The Feb. 20 whale sightings triggered NOAA to extend a voluntary slow speed zone, called a Dynamic Management Area (DMA), for mariners to reduce their speed to 10 knots to protect the whales. The DMA is in effect until March 7, one of several active voluntary slow zones from Maine to Virginia due to right whale sightings. These protections are particularly important given the recent loss of two female right whales—one found off of Georgia after being struck by a vessel.

The location of the whale sightings, which extended a voluntary slow speed zone.
The location of the whale sightings, which extended a voluntary slow speed zone. COURTESY: NOAA

During their flight, the Aquarium survey team also sighted humpback, fin, and minke whales.

The New England Aquarium regularly conducts aerial surveys looking for right whales and other marine animals in southern New England, coastal Maine, and the Gulf of Maine. These flights help monitor changes and recognize trends in where right whales are found. Determining where right whales are and how they are using habitats provides crucial information that can be used to better protect the critically endangered species. The feeding aggregation in the Great South Channel was unexpected at this time of year.

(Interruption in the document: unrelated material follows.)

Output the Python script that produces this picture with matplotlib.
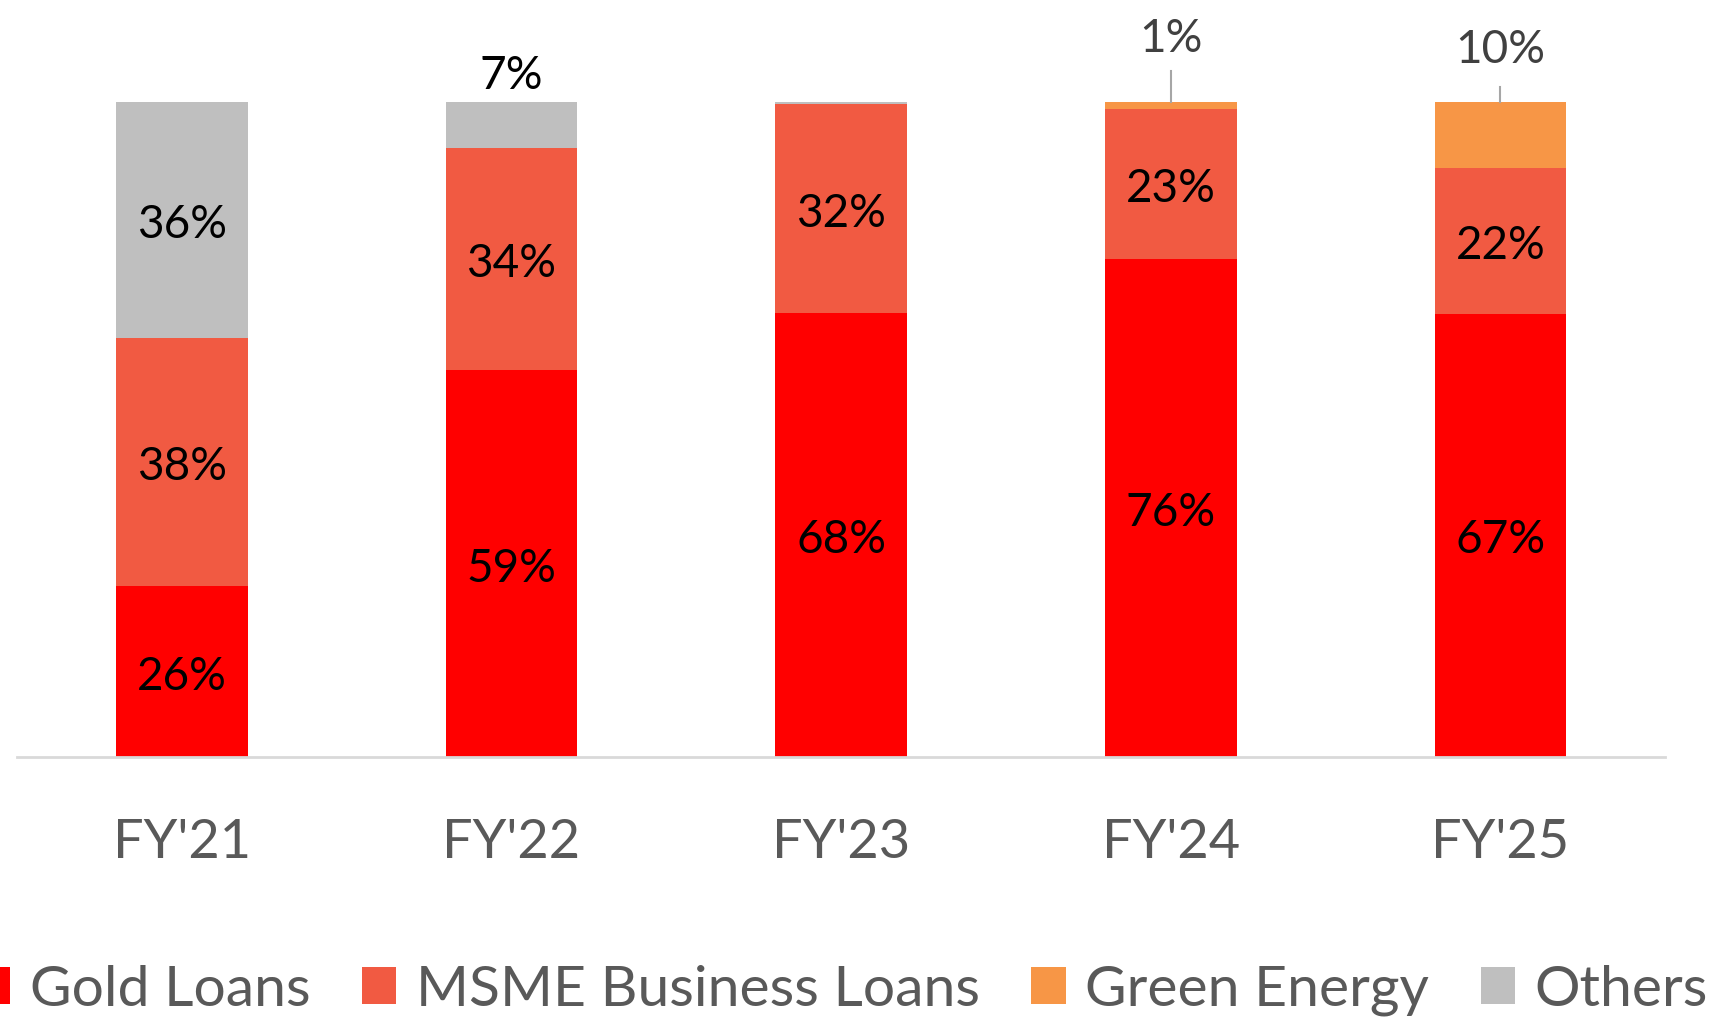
import numpy as np
import matplotlib.pyplot as plt
from matplotlib.patches import Patch

years = ["FY'21", "FY'22", "FY'23", "FY'24", "FY'25"]
gold = [26, 59, 68, 76, 67]
msme = [38, 34, 32, 23, 22]
green = [0, 0, 0, 1, 10]
others = [36, 7, 0.3, 0, 0]

series_names = ['Gold Loans', 'MSME Business Loans', 'Green Energy', 'Others']
colors = ['#FF0000', '#F15A42', '#F79646', '#BFBFBF']

plt.rcParams['font.family'] = ['Lato', 'DejaVu Sans']

fig = plt.figure(figsize=(17.15, 10.21), dpi=100)
ax = fig.add_axes([0.0099, 0.2589, 0.9611, 0.6412])

# stacked to 100%
data = np.array([gold, msme, green, others], dtype=float)
totals = data.sum(axis=0)
pct = data / totals * 100

x = np.arange(len(years))
bottom = np.zeros(len(years))
for i in range(4):
    ax.bar(x, pct[i], 0.4, bottom=bottom, color=colors[i], edgecolor='none')
    for j in range(len(years)):
        v = data[i][j]
        if v >= 20:
            ax.text(x[j], bottom[j] + pct[i][j] / 2 - 0.8, f'{v:.0f}%', ha='center', va='center',
                    fontsize=33, color='black')
    bottom += pct[i]

# small segments get their label above the bar
ax.text(x[1], 104, f'{others[1]:.0f}%', ha='center', va='center', fontsize=33, color='black')
ax.plot([x[3], x[3]], [100, 104.8], color='#A6A6A6', lw=1.5, clip_on=False)
ax.text(x[3], 109.6, f'{green[3]:.0f}%', ha='center', va='center', fontsize=33, color='#404040')
ax.plot([x[4], x[4]], [100, 102.3], color='#A6A6A6', lw=1.5, clip_on=False)
ax.text(x[4], 108.0, f'{green[4]:.0f}%', ha='center', va='center', fontsize=33, color='#404040')

ax.set_xlim(-0.5, 4.5)
ax.set_ylim(0, 100)
ax.set_xticks(x)
ax.set_xticklabels(years, fontsize=39, color='#595959')
ax.tick_params(axis='x', length=0, pad=44)
ax.set_yticks([])
for s in ['top', 'left', 'right']:
    ax.spines[s].set_visible(False)
ax.spines['bottom'].set_color('#D9D9D9')
ax.spines['bottom'].set_linewidth(2)

handles = [Patch(facecolor=c, edgecolor='none') for c in colors]
fig.legend(handles, series_names, loc='center', bbox_to_anchor=(0.491, 0.030), ncol=4,
           frameon=False, fontsize=41, labelcolor='#595959', handlelength=0.6, handleheight=0.6,
           handletextpad=0.35, columnspacing=0.9)

fig.savefig('out.png')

“We know a lot about right whales, but they still surprise us all the time,” said Orla O’Brien, an associate research scientist in the Aquarium’s Anderson Cabot Center who leads the aerial survey team. “While historically the Great South Channel has been a hotspot for feeding whales, it is unusual to see them there during the winter. That makes the work of aerial surveys important in documenting this sighting, especially as the whales are surface feeding in the middle of a shipping lane.”

The Great South Channel is subject to a mandatory slow zone for boats and ships, known as a Seasonal Management Area (SMA), between April 1st and July 31st—meaning whales sighted there outside of this time are only protected by temporary voluntary measures. While voluntary measures are better than no measures at all, research indicates that little cooperation with voluntary measures contributes to their lack of effectiveness.

NOAA is currently considering modifications to the existing vessel speed rule to better protect the critically endangered North Atlantic right whale, whose population is estimated at less than 360 individuals. Proposed changes to the federal vessel speed rule include expanding the size of the areas covered; increasing the time period for those areas with existing seasonal speed restrictions; extending restrictions to include most vessels measuring 35 to 65 feet in length; and implementing mandatory speed restrictions in the above-mentioned DMAs, which are established when and where whales are observed and are likely to remain.

The Aquarium testified before Congress to support these scientifically sound and urgently needed revisions in NOAA’s proposed vessel speed rule. NOAA published the proposed rule 18 months ago. The Aquarium urges the Biden-Harris Administration to release a final rule immediately, and for Congress to allow its implementation.